Oct 262022
 

New York Times: For more high-intensity drama in contemporary romance, you can’t go wrong with a restaurant setting. Food, feelings, knives and fire! Which is to say: Kitchen-centered romances are great at exploring more than one kind of appetite, and Ruby Barrett’s THE ROMANCE RECIPE (Carina Press, 282 pp., paperback, $15.99) stands alongside favorites like Alexis Hall’s “Rosaline Palmer Takes the Cake” and Solace Ames’s erotic romance gem “The Submission Gift.”

Sophie Brunet is fresh off a cooking competition show she didn’t win, and fresh out of an engagement to a man who reacted poorly when she told him she was bi. Desperate to escape the limelight, she accepts the head chef job at a Boston restaurant — but she’d be enjoying it a lot more if her boss were less of a control freak (and less distractingly hot).

Amy Chambers has always had to be the strong one. When her father left, when her mother died, when she decided her restaurant would pay cooks and servers a living wage no matter what. Hiring a famous TV chef and applying for a new reality series with a cash prize is a last-ditch effort to get her restaurant out of the red. Her crush on Sophie was easy to ignore when it happened across the distance of a television screen — but performance pressure and close quarters have a way of turning up the heat.

The feelings in this one are dialed up so high you almost can’t look at them directly: It would be like staring into the sun. Such a style can drift into self-indulgence if the author’s voice isn’t strong enough to carry it — fortunately, Barrett’s wry, lightly bitter tone is a perfect complement to that rich, heavy angst.

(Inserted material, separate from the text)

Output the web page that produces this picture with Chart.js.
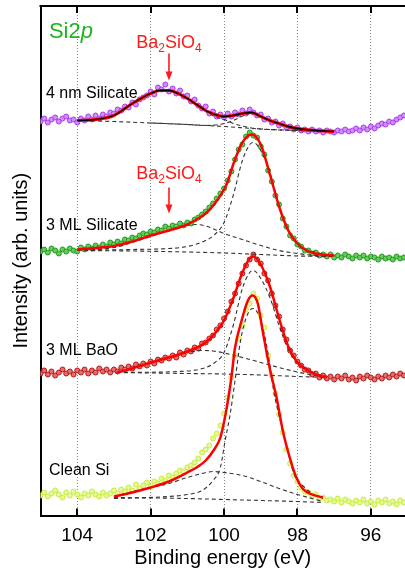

Sophie’s soft yet joyful exploration of her bisexuality lightens Amy’s tragic family dynamics, and the climactic payoff feels more than usually well earned. Like Rosie Danan or Kate Clayborn, Barrett has a way of making palpable the full journey of a relationship: It’s not just two hot bodies being hot in proximity to each other — though the sex scenes are definitely spicy! — but two distinct lives growing toward a shared future.